Description
Summary of Feature
Description:
I want to be able to invoke the predicates isAlpha(), isDigit(), and so on, within a loop over a string's codepoints.
Currently these predicates are available only on whole strings and include an on-statement. So if I want to use them within my loop, there is a prohibitive amount of overhead of wrapping my codepoint into a string and performing an unnecessary on
within isDigit()
.
Is this issue currently blocking your progress?
No.
Code Sample
Consider the implementation of Arkouda's Strings.isdecimal()
It checks whether each (unicode) character of myString
either satisfies isDigit()
or is a numeric subscript or superscript.
Currently the implementation does expensive computations if myString.isDigit()
fails.

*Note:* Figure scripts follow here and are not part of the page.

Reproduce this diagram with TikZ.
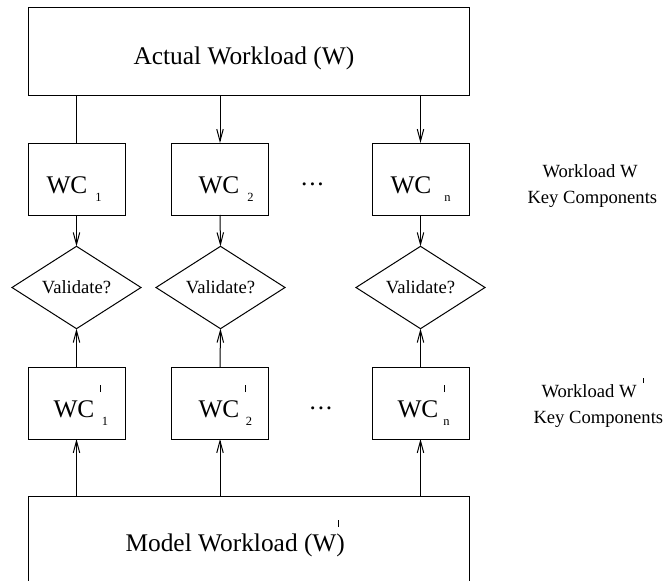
\documentclass[tikz,border=0pt]{standalone}
\usepackage{fontspec}
\setmainfont{Liberation Serif}
\usetikzlibrary{shapes.geometric,arrows.meta}

% type sizes
\newcommand\bigtxt{\fontsize{25.4}{30}\selectfont}
\newcommand\lbltxt{\fontsize{18.6}{22}\selectfont}
\newcommand\subtxt{\fontsize{12.5}{14}\selectfont}
% lowered index and raised prime stroke
\newcommand\idx[1]{\raisebox{-8pt}{\subtxt #1}}
\newcommand\tick[2]{\rlap{\rule[#1]{0.8pt}{#2}}}

\begin{document}
\begin{tikzpicture}[x=1pt,y=-1pt,line width=1pt,
  box/.style={draw,rectangle,inner sep=0pt,outer sep=0pt},
  comp/.style={box,minimum width=97pt,minimum height=72pt},
  check/.style={draw,diamond,inner sep=0pt,outer sep=0pt,
    minimum width=129pt,minimum height=63pt,font=\lbltxt},
  arr/.style={-{Straight Barb[length=12pt,width=6.5pt]}},
  big/.style={font=\bigtxt,inner sep=0pt,anchor=base west},
  lbl/.style={font=\lbltxt,inner sep=0pt,anchor=base west},
  dots/.style={font=\bigtxt,inner sep=0pt,anchor=base}]

\clip (0,0) rectangle (667,581);
\fill[white] (0,0) rectangle (667,581);

% workload boxes
\node[box,minimum width=441pt,minimum height=88pt] (actual) at (248.5,51) {};
\node[big] (actualtext) at (133,64) {Actual Workload (W)};
\node[box,minimum width=441pt,minimum height=130pt,anchor=north] (model) at (248.5,496) {};
\node[big] (modeltext) at (125,551) {Model Workload (W\kern2pt\tick{24pt}{7pt}\kern-2pt)};

% key components of W
\node[comp] (wc1) at (76.5,179) {};
\node[comp] (wc2) at (220,179) {};
\node[comp] (wcn) at (420.5,179) {};
\node[big] (wc1t) at (46,193) {WC\kern8pt\idx{1}};
\node[big] (wc2t) at (198,193) {WC\kern8pt\idx{2}};
\node[big] (wcnt) at (390,193) {WC\kern13pt\idx{n}};
\node[dots] (dotsa) at (312.5,185) {.\kern1.8pt.\kern1.8pt.};

% validation
\node[check] (v1) at (76.5,287.5) {Validate?};
\node[check] (v2) at (220.5,287.5) {Validate?};
\node[check] (vn) at (420.5,287.5) {Validate?};

% key components of W'
\node[comp] (wcp1) at (76.5,403) {};
\node[comp] (wcp2) at (220,403) {};
\node[comp] (wcpn) at (420.5,403) {};
\node[big] (wcp1t) at (53,417) {WC\kern6pt\tick{25pt}{7pt}\kern1.5pt\idx{1}};
\node[big] (wcp2t) at (198,417) {WC\kern6pt\tick{25pt}{7pt}\kern0.5pt\idx{2}};
\node[big] (wcpnt) at (397,417) {WC\kern6pt\tick{25pt}{7pt}\kern-1pt\idx{n}};
\node[dots] (dotsb) at (321,409) {.\kern1.8pt.\kern1.8pt.};

% side captions
\node[lbl] (capa1) at (542,177) {Workload W};
\node[lbl] (capa2) at (527,203) {Key Components};
\node[lbl] (capb1) at (541,397) {Workload W\kern6pt\tick{14pt}{5pt}};
\node[lbl] (capb2) at (533,423) {Key Components};

% connectors
\draw (wc1.north |- actual.south) -- (wc1.north);
\draw[arr] (wc2.north |- actual.south) -- (wc2.north);
\draw[arr] (wcn.north |- actual.south) -- (wcn.north);
\draw[arr] (wc1.south) -- (v1.north);
\draw[arr] (wc2.south) -- (v2.north);
\draw[arr] (wcn.south) -- (vn.north);
\draw[arr] (wcp1.north) -- (v1.south);
\draw[arr] (wcp2.north) -- (v2.south);
\draw[arr] (wcpn.north) -- (vn.south);
\draw[arr] (wcp1.south |- model.north) -- (wcp1.south);
\draw[arr] (wcp2.south |- model.north) -- (wcp2.south);
\draw[arr] (wcpn.south |- model.north) -- (wcpn.south);
\end{tikzpicture}
\end{document}
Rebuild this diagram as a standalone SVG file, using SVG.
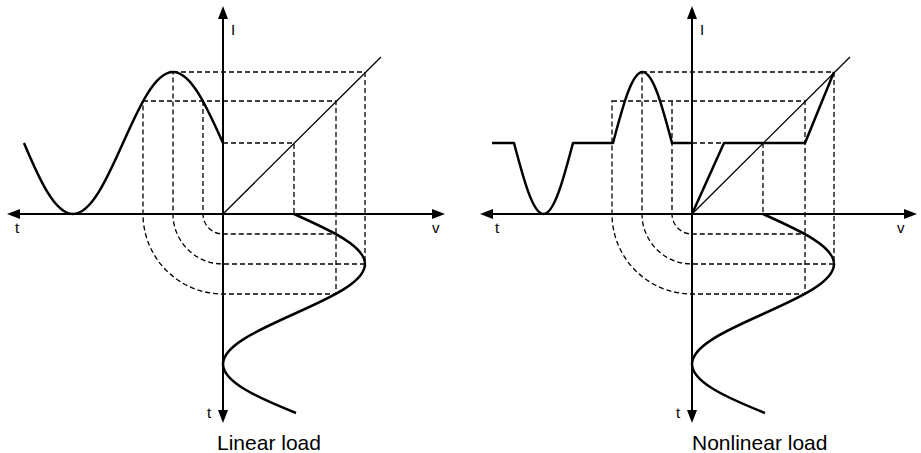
<svg xmlns="http://www.w3.org/2000/svg" width="921" height="453" viewBox="0 0 921 453">
  <style>
    .axis { stroke: #000; stroke-width: 2; fill: none; }
    .wave { stroke: #000; stroke-width: 2.5; fill: none; stroke-linejoin: round; }
    .thin { stroke: #000; stroke-width: 1.3; fill: none; }
    .dash { stroke: #000; stroke-width: 1.3; fill: none; stroke-dasharray: 5 3; }
    .lbl { font-family: "Liberation Sans", Arial, sans-serif; font-size: 15px; fill: #000; }
    .cap { font-family: "Liberation Sans", Arial, sans-serif; font-size: 21px; fill: #000; }
  </style>
  <defs>
    <marker id="arrow" viewBox="0 -5 13 10" markerWidth="13" markerHeight="10" refX="0" refY="0" markerUnits="userSpaceOnUse" orient="auto-start-reverse">
      <path d="M0,-5 L13,0 L0,5 Z" fill="#000"/>
    </marker>
  </defs>

  <g id="linear-panel">
    <g id="linear-dashed">
      <path class="dash" d="M173,72 H365 V264 H223 A50,50 0 0 1 173,214 Z"/>
      <path class="dash" d="M143,101 H336 V294 H223 A80,80 0 0 1 143,214 Z"/>
      <path class="dash" d="M203,101 V214 A20,20 0 0 0 223,234 H336"/>
      <path class="dash" d="M223,143 H294 V214"/>
    </g>
    <g id="linear-axes">
      <line class="axis" x1="20" y1="214" x2="432" y2="214" marker-start="url(#arrow)" marker-end="url(#arrow)"/>
      <line class="axis" x1="223" y1="19" x2="223" y2="410" marker-start="url(#arrow)" marker-end="url(#arrow)"/>
    </g>
    <g id="linear-curves">
      <path class="thin" d="M223,214 L381,57"/>
      <path class="wave" d="M223,143 C206.7,106.63 191.1,72 173,72 C154.9,72 139.3,106.63 123,143 C106.7,179.37 91.1,214 73,214 C54.9,214 39.3,179.37 24,143"/>
      <path class="wave" d="M294,214 C330.37,230.3 365,245.9 365,264 C365,282.1 330.37,297.7 294,314 C257.63,330.3 223,345.9 223,364 C223,382.1 257.63,397.7 296,413"/>
    </g>
    <g id="linear-labels">
      <text class="lbl" x="231" y="35">I</text>
      <text class="lbl" x="15" y="233">t</text>
      <text class="lbl" x="432" y="233">v</text>
      <text class="lbl" x="207" y="418">t</text>
      <text class="cap" x="217" y="450">Linear load</text>
    </g>
  </g>

  <g id="nonlinear-panel">
    <g id="nonlinear-dashed">
      <path class="dash" d="M642,72 H834 V264 H692 A50,50 0 0 1 642,214 Z"/>
      <path class="dash" d="M612,101 H805 V294 H692 A80,80 0 0 1 612,214 Z"/>
      <path class="dash" d="M672,101 V214 A20,20 0 0 0 692,234 H805"/>
      <path class="dash" d="M692,143 H724"/>
      <path class="dash" d="M763,143 V214"/>
    </g>
    <g id="nonlinear-axes">
      <line class="axis" x1="493" y1="214" x2="904" y2="214" marker-start="url(#arrow)" marker-end="url(#arrow)"/>
      <line class="axis" x1="692" y1="19" x2="692" y2="410" marker-start="url(#arrow)" marker-end="url(#arrow)"/>
    </g>
    <g id="nonlinear-curves">
      <path class="thin" d="M692,214 L850,57"/>
      <path class="wave" d="M692,214 L724,143 L805,143 L834,72"/>
      <path class="wave" d="M492,143 H514 C523.62,179.37 532.82,214 543.5,214 C554.18,214 563.38,179.37 573,143 H613 C622.62,106.63 631.82,72 642.5,72 C653.18,72 662.38,106.63 672,143 H692"/>
      <path class="wave" d="M763,214 C799.37,230.3 834,245.9 834,264 C834,282.1 799.37,297.7 763,314 C726.63,330.3 692,345.9 692,364 C692,382.1 726.63,397.7 765,413"/>
    </g>
    <g id="nonlinear-labels">
      <text class="lbl" x="700" y="35">I</text>
      <text class="lbl" x="495" y="233">t</text>
      <text class="lbl" x="897" y="233">v</text>
      <text class="lbl" x="676" y="418">t</text>
      <text class="cap" x="692" y="450">Nonlinear load</text>
    </g>
  </g>
</svg>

Instead I would like for it to do simply:
for cp in myString.codepoints() do
if ! isCodepointDigit(cp) &&
// whatever other checks I need to do
! isNumericSubSuperScript(cp) then
return false;
return true;
Ideally, if myString
is long enough, I would like it to be a forall loop (see #19112) with a eureka exit (#12700).
Also if the config param useCachedNumCodepoints
is true, I would like to check whether myString
is an ASCII string and, if so, run much simpler/more efficient code. Currently I am reluctant to to use this route because string.isASCII()
is O(string size) if this param is false and I should not be checking this param from Arkouda because it is undocumented / unstable.